In the case before us, Appellant filed a petition complaining of the conduct of Appellees and alleging various business-related torts. After several months of discovery, Appellees filed their “no-evidence” motions for summary judgment. Appellant did not file any summary judgment evidence to controvert the “no-evidence” motions for summary judgment filed by Appellees. Her response was merely a succession of paragraphs which argued that evidence exists on each issue without stating what evidence exists. The only evidence presented consisted of an affidavit prepared by Appellant consisting of one paragraph that merely articulates that, in Appellant’s opinion, the Appellees did certain things that harmed her.

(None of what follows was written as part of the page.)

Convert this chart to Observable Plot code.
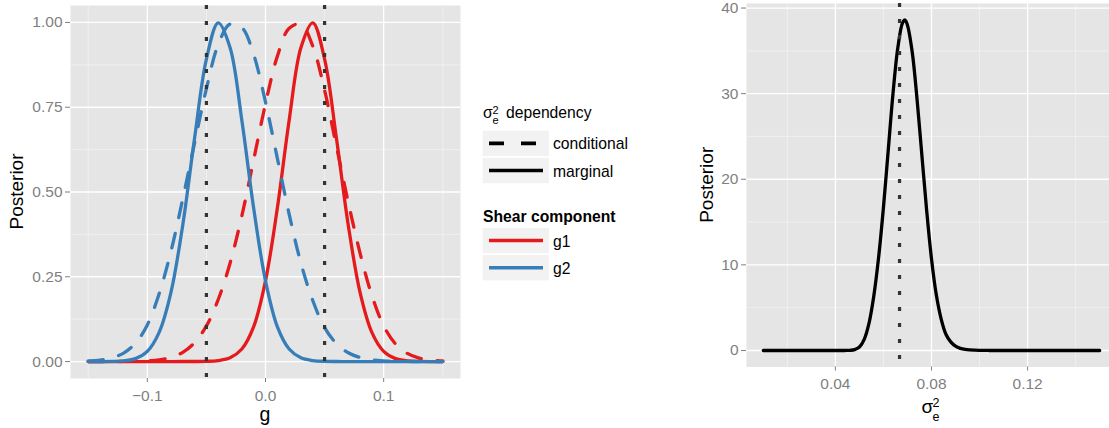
<!DOCTYPE html>
<html>
<head>
<meta charset="utf-8">
<script src="https://cdn.jsdelivr.net/npm/d3@7"></script>
<script src="https://cdn.jsdelivr.net/npm/@observablehq/plot@0.6"></script>
<style>
html, body { margin: 0; padding: 0; background: #fff; overflow: hidden; }
body { width: 1109px; height: 428px; position: relative; font-family: "Liberation Sans", Arial, Helvetica, sans-serif; }
.abs { position: absolute; top: 0; }
</style>
</head>
<body>
<div id="left" class="abs" style="left:0; width:470px; height:428px;"></div>
<div id="right" class="abs" style="left:690px; width:426px; height:428px;"></div>
<svg id="overlay" class="abs" style="left:0; pointer-events:none;" width="1109" height="428"></svg>
<script>
// ---------- data ----------
const gGrid = [-0.15, -0.14, -0.13, -0.12, -0.11, -0.10, -0.09, -0.08, -0.07, -0.06, -0.05, -0.04, -0.03, -0.02, -0.01,
  0.00, 0.01, 0.02, 0.03, 0.04, 0.05, 0.06, 0.07, 0.08, 0.09, 0.10, 0.11, 0.12, 0.13, 0.14, 0.15];

const g1Marginal = [0, 0, 0, 0, 0, 0, 0, 0, 0.0001, 0.0001, 0.0006, 0.003, 0.011, 0.037, 0.103,
  0.238, 0.452, 0.711, 0.926, 0.999, 0.892, 0.659, 0.403, 0.204, 0.086, 0.030, 0.0085, 0.002, 0.0004, 0, 0];

const g1Conditional = [0, 0, 0.0001, 0.0003, 0.0008, 0.002, 0.005, 0.012, 0.027, 0.056, 0.105, 0.183, 0.29, 0.43, 0.595,
  0.76, 0.90, 0.983, 0.995, 0.93, 0.80, 0.635, 0.47, 0.32, 0.195, 0.105, 0.052, 0.024, 0.010, 0.004, 0.002];

const g2Marginal = [0, 0, 0.0004, 0.002, 0.0085, 0.030, 0.086, 0.204, 0.403, 0.659, 0.892, 0.999, 0.926, 0.711, 0.452,
  0.238, 0.103, 0.037, 0.011, 0.003, 0.0006, 0.0001, 0, 0, 0, 0, 0, 0, 0, 0, 0];

const g2Conditional = [0.002, 0.004, 0.011, 0.025, 0.054, 0.108, 0.20, 0.325, 0.48, 0.645, 0.805, 0.935, 0.995, 0.985, 0.905,
  0.765, 0.60, 0.435, 0.29, 0.18, 0.10, 0.053, 0.026, 0.012, 0.005, 0.002, 0.0008, 0.0003, 0.0001, 0, 0];

const gReference = [-0.05, 0.05];

const sigmaGrid = [0.010, 0.030, 0.040, 0.044, 0.046, 0.048, 0.050, 0.052, 0.054, 0.056, 0.058, 0.060, 0.062, 0.064,
  0.066, 0.068, 0.069, 0.070, 0.072, 0.074, 0.076, 0.078, 0.080, 0.082, 0.084, 0.086, 0.088, 0.090, 0.092, 0.094,
  0.096, 0.098, 0.100, 0.104, 0.110, 0.130, 0.150];
const sigmaPosterior = [0, 0, 0, 0, 0.02, 0.1, 0.4, 1.3, 3.2, 6.4, 10.9, 16.7, 23.4, 30.1,
  35.4, 38.3, 38.6, 38.0, 34.8, 29.3, 22.8, 16.3, 10.7, 6.5, 3.7, 1.9, 1.0, 0.5, 0.25, 0.12,
  0.06, 0.03, 0.01, 0, 0, 0, 0];
const sigmaReference = [0.0667];

const gTicks = [-0.1, 0, 0.1];
const gMinorTicks = [-0.15, -0.05, 0.05, 0.15];
const leftPosteriorTicks = [0, 0.25, 0.5, 0.75, 1];
const leftPosteriorMinor = [0.125, 0.375, 0.625, 0.875];
const sigmaTicks = [0.04, 0.08, 0.12];
const sigmaMinorTicks = [0.02, 0.06, 0.10, 0.14];
const rightPosteriorTicks = [0, 10, 20, 30, 40];
const rightPosteriorMinor = [5, 15, 25, 35];

const dependencyLevels = ["conditional", "marginal"];
const shearLevels = ["g1", "g2"];

// ---------- styles ----------
const RED = "#E41A1C", BLUE = "#377EB8";
const DASH = "15,16";
const DOT = "4,12";
const FONT = '"Liberation Sans", Arial, Helvetica, sans-serif';
const GREY_TEXT = "#7F7F7F";

function panel(o) {
  return Plot.plot({
    width: o.width, height: o.height,
    marginLeft: o.ml, marginRight: o.mr, marginTop: o.mt, marginBottom: o.mb,
    style: { fontFamily: FONT, background: "transparent", overflow: "visible" },
    x: { domain: o.xDomain, label: null },
    y: { domain: o.yDomain, label: null },
    marks: [
      Plot.frame({ fill: "#E5E5E5", stroke: "none" }),
      Plot.ruleX(o.xMinor, { stroke: "#F2F2F2", strokeWidth: 0.8 }),
      Plot.ruleY(o.yMinor, { stroke: "#F2F2F2", strokeWidth: 0.8 }),
      Plot.ruleX(o.xMajor, { stroke: "#FFFFFF", strokeWidth: 1.3 }),
      Plot.ruleY(o.yMajor, { stroke: "#FFFFFF", strokeWidth: 1.3 }),
      ...o.lines,
      Plot.ruleX(o.refs, { stroke: "#333333", strokeWidth: 3.2, strokeDasharray: DOT }),
      Plot.axisX({ ticks: o.xMajor, tickFormat: o.xFmt, tickSize: 4, tickPadding: 7, fontSize: 15.5, color: GREY_TEXT, label: null }),
      Plot.axisY({ ticks: o.yMajor, tickFormat: o.yFmt, tickSize: 5, tickPadding: 3, fontSize: 15.5, color: GREY_TEXT, label: null })
    ]
  });
}

const curveLine = (ys, xs, stroke, dash) =>
  Plot.line(ys, { x: xs, y: d => d, stroke, strokeWidth: 3.3, strokeDasharray: dash, curve: "catmull-rom" });

const leftPlot = panel({
  width: 470, height: 428, ml: 70, mr: 10, mt: 5, mb: 50,
  xDomain: [-0.165, 0.165], yDomain: [-0.05, 1.05],
  xMajor: gTicks, xMinor: gMinorTicks, yMajor: leftPosteriorTicks, yMinor: leftPosteriorMinor,
  xFmt: d3.format(".1f"), yFmt: d3.format(".2f"),
  refs: gReference,
  lines: [
    curveLine(g1Conditional, gGrid, RED, DASH),
    curveLine(g1Marginal, gGrid, RED, null),
    curveLine(g2Conditional, gGrid, BLUE, DASH),
    curveLine(g2Marginal, gGrid, BLUE, null)
  ]
});
document.getElementById("left").append(leftPlot);

const rightPlot = panel({
  width: 426, height: 428, ml: 56, mr: 0, mt: 3, mb: 61.5,
  xDomain: [0.003, 0.157], yDomain: [-1.93, 40.53],
  xMajor: sigmaTicks, xMinor: sigmaMinorTicks, yMajor: rightPosteriorTicks, yMinor: rightPosteriorMinor,
  xFmt: d3.format(".2f"), yFmt: d3.format("d"),
  refs: sigmaReference,
  lines: [curveLine(sigmaPosterior, sigmaGrid, "#000000", null)]
});
document.getElementById("right").append(rightPlot);

// ---------- titles and legend ----------
const ov = d3.select("#overlay").style("font-family", FONT);

function txt(x, y, s, size, extra = {}) {
  const t = ov.append("text").attr("x", x).attr("y", y).attr("font-size", size).attr("fill", "#000").text(s);
  for (const k in extra) t.attr(k, extra[k]);
  return t;
}

// axis titles
txt(0, 0, "Posterior", 19, { "text-anchor": "middle", transform: "translate(23,191.5) rotate(-90)" });
txt(0, 0, "Posterior", 19, { "text-anchor": "middle", transform: "translate(713,184.8) rotate(-90)" });
txt(265, 421, "g", 19.5, { "text-anchor": "middle" });
txt(921.5, 413, "σ", 19);
txt(932.5, 406.5, "2", 12.5);
txt(932.5, 420.5, "e", 12.5);

// legend: dependency
txt(483, 118, "σ", 15.7);
txt(492.5, 113.5, "2", 11);
txt(492.5, 123.5, "e", 11);
txt(506, 118.3, "dependency", 15.7);

const depKeys = [{ y0: 130.7, dash: DASH }, { y0: 157.8, dash: null }];
dependencyLevels.forEach((lab, i) => {
  const k = depKeys[i];
  ov.append("rect").attr("x", 482.7).attr("y", k.y0).attr("width", 66.3).attr("height", 25.4).attr("fill", "#F2F2F2");
  ov.append("line").attr("x1", 489).attr("x2", 543).attr("y1", k.y0 + 12.7).attr("y2", k.y0 + 12.7)
    .attr("stroke", "#000").attr("stroke-width", 3.6).attr("stroke-dasharray", k.dash ? "15,17" : null);
  txt(553, k.y0 + 18.7, lab, 15.7);
});

txt(483, 221.5, "Shear component", 15.7, { "font-weight": "bold" });
const shearKeys = [{ y0: 227.8, c: RED }, { y0: 255, c: BLUE }];
shearLevels.forEach((lab, i) => {
  const k = shearKeys[i];
  ov.append("rect").attr("x", 482.7).attr("y", k.y0).attr("width", 66.3).attr("height", 25.4).attr("fill", "#F2F2F2");
  ov.append("line").attr("x1", 489).attr("x2", 543).attr("y1", k.y0 + 12.7).attr("y2", k.y0 + 12.7)
    .attr("stroke", k.c).attr("stroke-width", 3.6);
  txt(553, k.y0 + 18.7, lab, 15.7);
});
</script>
</body>
</html>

If the response had been timely, the affidavit as attached is not sufficient evidence to rebut Appellees’ motions. Under Texas Rule of Civil Procedure 166a(i), Appellant has failed to meet her burden to defeat Appellees’ “no-evidence” motions for summary judgment. In this case, Appellant, the nonmovant below presented no evidence of the liability of either Appellee in response to the motions filed. The minimal response, even if considered by the trial court, was not sufficient. For the reasons stated, we affirm the judgment of the trial court and overrule Appellant’s issue.
Having overruled Appellant’s issue on review, we affirm the judgment of the trial court.
RICHARD BARAJAS, Chief Justice
June 30, 2005
Before Panel No. 2
Barajas, C.J., McClure, and Chew, JJ.